▶ _GOAL OF THE EXERCISE_
In this exercise, return the whole listing exactly, excluding any images.

▶ _DATA EXCERPT_
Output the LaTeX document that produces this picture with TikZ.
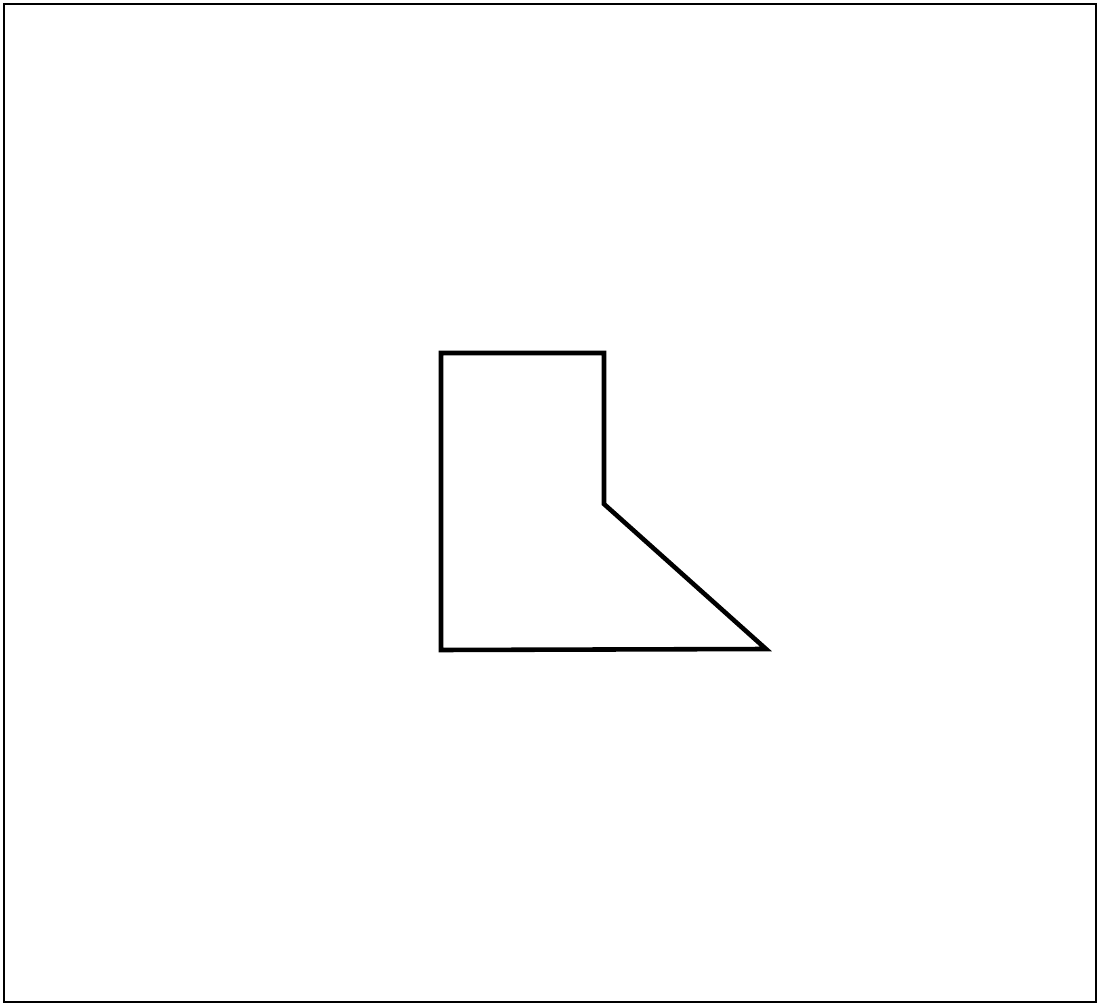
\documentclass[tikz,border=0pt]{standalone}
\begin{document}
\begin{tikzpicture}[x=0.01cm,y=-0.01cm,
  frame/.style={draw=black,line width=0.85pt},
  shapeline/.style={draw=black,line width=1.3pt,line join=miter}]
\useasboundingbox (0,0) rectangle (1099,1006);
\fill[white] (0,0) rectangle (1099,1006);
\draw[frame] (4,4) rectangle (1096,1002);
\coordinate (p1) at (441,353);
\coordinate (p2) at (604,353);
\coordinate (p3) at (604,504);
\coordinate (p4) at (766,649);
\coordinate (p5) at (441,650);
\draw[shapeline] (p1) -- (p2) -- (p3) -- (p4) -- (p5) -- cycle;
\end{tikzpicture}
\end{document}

▶ _THE RESULT_
Output the LaTeX document that produces this picture with TikZ.
\documentclass[tikz,border=0pt]{standalone}
\begin{document}
\begin{tikzpicture}[x=0.01cm,y=-0.01cm,
  frame/.style={draw=black,line width=0.85pt},
  shapeline/.style={draw=black,line width=1.3pt,line join=miter}]
\useasboundingbox (0,0) rectangle (1099,1006);
\fill[white] (0,0) rectangle (1099,1006);
\draw[frame] (4,4) rectangle (1096,1002);
\coordinate (p1) at (441,353);
\coordinate (p2) at (604,353);
\coordinate (p3) at (604,504);
\coordinate (p4) at (766,649);
\coordinate (p5) at (441,650);
\draw[shapeline] (p1) -- (p2) -- (p3) -- (p4) -- (p5) -- cycle;
\end{tikzpicture}
\end{document}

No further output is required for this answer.